Final answer:
SARS-CoV-2 does not undergo lysogeny like bacteriophages or latency like herpesviruses. Instead, it replicates its RNA within the host cell's cytoplasm and releases virions without integrating into the human genome.
Step-by-step explanation:
Can SARS-CoV-2 integrate into human cells (effectively undergo lysogeny)? the SARS-CoV-2 virus, responsible for the COVID-19 pandemic, does not integrate its genome into the host cell's genome in the same way that HIV, a retrovirus, does. HIV is able to reverse transcribe its RNA into DNA and integrate it into the host's genome, thereby undergoing a cycle that can be comparable to lysogeny in bacteria. In contrast, SARS-CoV-2 is an RNA virus with a replication strategy that does not involve the integration of its genetic material into the DNA of the human host cells.

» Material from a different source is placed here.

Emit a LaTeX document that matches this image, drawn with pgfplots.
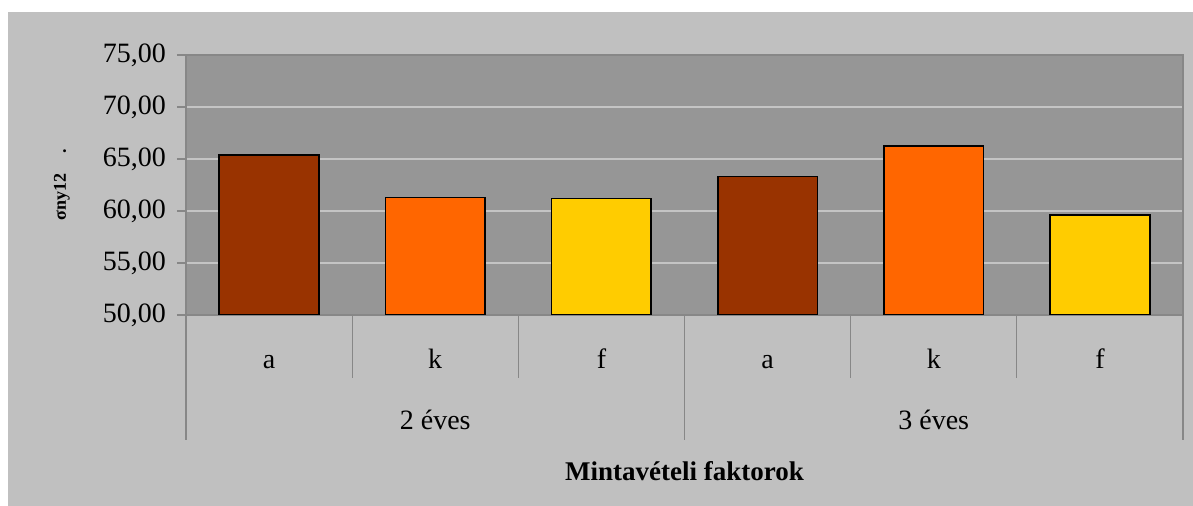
\documentclass[border=0pt]{standalone}
\usepackage{pgfplots}
\pgfplotsset{compat=1.18}
\usepackage{fontspec}
\setmainfont{Liberation Serif}
\definecolor{outerbg}{HTML}{C0C0C0}
\definecolor{plotbg}{HTML}{969696}
\definecolor{barA}{HTML}{993300}
\definecolor{barB}{HTML}{FF6600}
\definecolor{barC}{HTML}{FFCC00}
\definecolor{gridc}{HTML}{C4C4C4}
\definecolor{axc}{HTML}{878787}
\tikzset{
  sep/.style={axc, line width=0.6pt},
  lab/.style={font=\fontsize{14}{16}\selectfont, anchor=base, inner sep=0pt},
}
\begin{document}
\begin{tikzpicture}[x=1pt,y=1pt]
\fill[white] (-93,-95.5) rectangle (503.5,157.5);
\fill[outerbg] (-89,-95.5) rectangle (503.5,151.5);
\path[use as bounding box] (-93,-95.5) rectangle (503.5,157.5);
\begin{axis}[
  at={(0,0)}, anchor=south west,
  scale only axis, width=498.5pt, height=130pt,
  xmin=-0.5, xmax=5.5, ymin=50, ymax=75,
  clip mode=individual,
  axis background/.style={fill=plotbg},
  axis line style={axc, line width=0.7pt},
  ytick={50,55,...,75},
  ytick pos=left,
  xtick=\empty,
  ymajorgrids, grid style={gridc, line width=0.6pt},
  tick align=outside, major tick length=4.5pt,
  tick style={axc, line width=0.6pt},
  yticklabel style={font=\fontsize{14}{16}\selectfont, xshift=-2pt,
    /pgf/number format/fixed, /pgf/number format/fixed zerofill,
    /pgf/number format/precision=2, /pgf/number format/use comma,
    /pgf/number format/assume math mode=true},
]
\addplot[ybar, bar width=0.6, bar shift=0pt, fill=barA, draw=black, line width=0.8pt] coordinates {(0,65.4) (3,63.3)};
\addplot[ybar, bar width=0.6, bar shift=0pt, fill=barB, draw=black, line width=0.8pt] coordinates {(1,61.3) (4,66.25)};
\addplot[ybar, bar width=0.6, bar shift=0pt, fill=barC, draw=black, line width=0.8pt] coordinates {(2,61.2) (5,59.6)};
% category separators
\draw[sep] (axis cs:0.5,50) -- ++(0pt,-31.5pt);
\draw[sep] (axis cs:1.5,50) -- ++(0pt,-31.5pt);
\draw[sep] (axis cs:3.5,50) -- ++(0pt,-31.5pt);
\draw[sep] (axis cs:4.5,50) -- ++(0pt,-31.5pt);
\draw[sep] (axis cs:-0.5,50) -- ++(0pt,-62.5pt);
\draw[sep] (axis cs:2.5,50) -- ++(0pt,-62.5pt);
\draw[sep] (axis cs:5.5,50) -- ++(0pt,-62.5pt);
\node[lab, yshift=-27pt] at (axis cs:0,50) {a};
\node[lab, yshift=-27pt] at (axis cs:1,50) {k};
\node[lab, yshift=-27pt] at (axis cs:2,50) {f};
\node[lab, yshift=-27pt] at (axis cs:3,50) {a};
\node[lab, yshift=-27pt] at (axis cs:4,50) {k};
\node[lab, yshift=-27pt] at (axis cs:5,50) {f};
\node[lab, yshift=-57.5pt] at (axis cs:1,50) {2 éves};
\node[lab, yshift=-57.5pt] at (axis cs:4,50) {3 éves};
\node[lab, font=\bfseries\fontsize{13.5}{15}\selectfont, yshift=-83pt] at (axis cs:2.5,50) {Mintavételi faktorok};
\node[rotate=89.9, anchor=center, inner sep=0pt, font=\bfseries\fontsize{9}{10}\selectfont] at (axis description cs:-0.1245,0.5) {σny12\hspace{10pt}.};
\end{axis}
\end{tikzpicture}
\end{document}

Lysogeny is a process where a bacteriophage's DNA is incorporated into the host bacterium's genome, becomes a prophage, and replicates along with the host cell's genome. This can theoretically produce more virions over time. However, coronaviruses like SARS-CoV-2 do not undergo lysogeny; they replicate their RNA in the host cell's cytoplasm and then assemble and release new virions, potentially causing cell damage or lysis.
The concept of latency is observed in animal herpesviruses, where the virus can remain dormant in the host cells without producing new virions, somewhat analogous to the lysogenic cycle in bacteriophages. Yet, SARS-CoV-2 is not known to establish latency in the same manner.
Therefore, although mechanisms like the lysogenic cycle and latency exist for other viruses, SARS-CoV-2 does not integrate into the human genome nor does it establish a latent infection within human cells as part of its replication cycle.